Feeling the Vybe: New Music App Pushes Song, Show and Video Updates to Fans
The number of service apps for music fans is a little overwhelming. SongKick is the big one. Backed by $16.5 million in venture capital, the company aggregates and tracks concert info.
There’s also Thrillcall, which offers concert listings and ticket links for shows in your area that night. GigBeat similarly scans your music library and serves up show listings. JamBase is a database of shows. GigLocator, a live music aggregator created by one of Peter Thiel’s fellows, sold its assets to the owner of the music venue Brooklyn Bowl. And I’m sure I’ll be flooded with a pile of the classic “you covered my competitors, now write about us” emails in 5…4…3…
So a newer entrant to the market needs a few differentiators. Vybe is one such app. The company focuses on regionally-targeted concert news, but also includes updates on new jams and videos as they’re released.
It quietly launched six months ago, growing by word of mouth (until now). Around half of those users return two to three times a week thanks to the app’s push notifications.
That’s Vybe’s differentiator: Users get push notifications when their bands announce nearby concerts, new music, and new videos. Within the app, they can watch, listen, buy mp3′s or buy tickets. Like many of the apps I mentioned, your follow list is populated by your iTunes Library, but the artists are provided as suggestions so users can filter and customize their notifications. Inside the app is a feed of artist updates; the app currently has 3000 bands and is expanding the library as fast as it’s small team can. It’s sent out more than 5 million push notifications.

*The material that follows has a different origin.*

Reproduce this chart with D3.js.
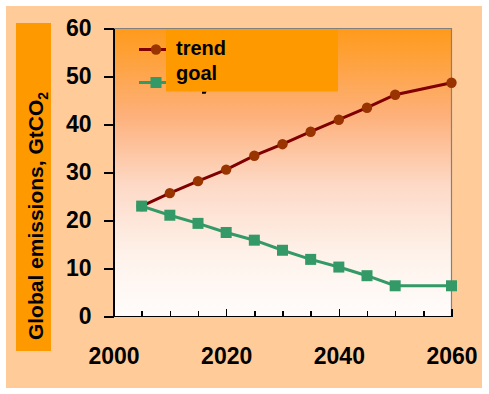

Co-founder David Staley is from the Midwest and hated the way most existing offerings in the market are limited to major metropolitan areas. So he built in a function that allows users to list how many hours they’d be willing to drive for a show, which means concert-starved music lovers in the middle of nowhere will actually get notifications, too. As a Midwesterner who spent many teenage hours road-tripping to shows, I appreciate the inclusion. Many of Vybe’s users are outside of metropolitan areas, Staley says.
He and his co-founders got the idea for the app when they, being musician-coders, were on tour with their somewhat successful band The Readiness. The tools they used to reach their fans in were limited to emails, Tweets and MySpace event pages, which combined felt like an inefficient and noisy way to stay in touch with, target and sell to their fans, particularly in different regions.
Right now Vybe monetizes with some ads, an option to buy an ad-free version and iTunes mp3 sales, but the long-term vision is to provide information on markets to artists, bands and venues. Many of the competitors I mentioned above want to eventually sell some version of data, a dashboard, or a ticketing tool to the thousands of small venues across the country. That’s a tall order, evidenced by the struggles Groupon, Patch and other hyper-local sales forces to sell their tools to our country’s mom and pop operators. It’s not very scalable.
But one area that is in need of some better data is mid-level touring agencies. I asked a few friends who work as booking agents for some fairly big indie artists what tools they use to pick the cities they send their bands to. It’s not an exact science, as it turns out. “We just use our brains,” one said. “And our hearts.” Surely some fan geography data would be massively helpful. Whether small indie agencies would pay for that information is another question, though.
The next updates on tap for Vybe include expanding internationally, improving the app’s ticketing experience, and adding a social layer so users can see which bands their friends follow. The bootstrapped company will raise a round of seed funding in the coming months.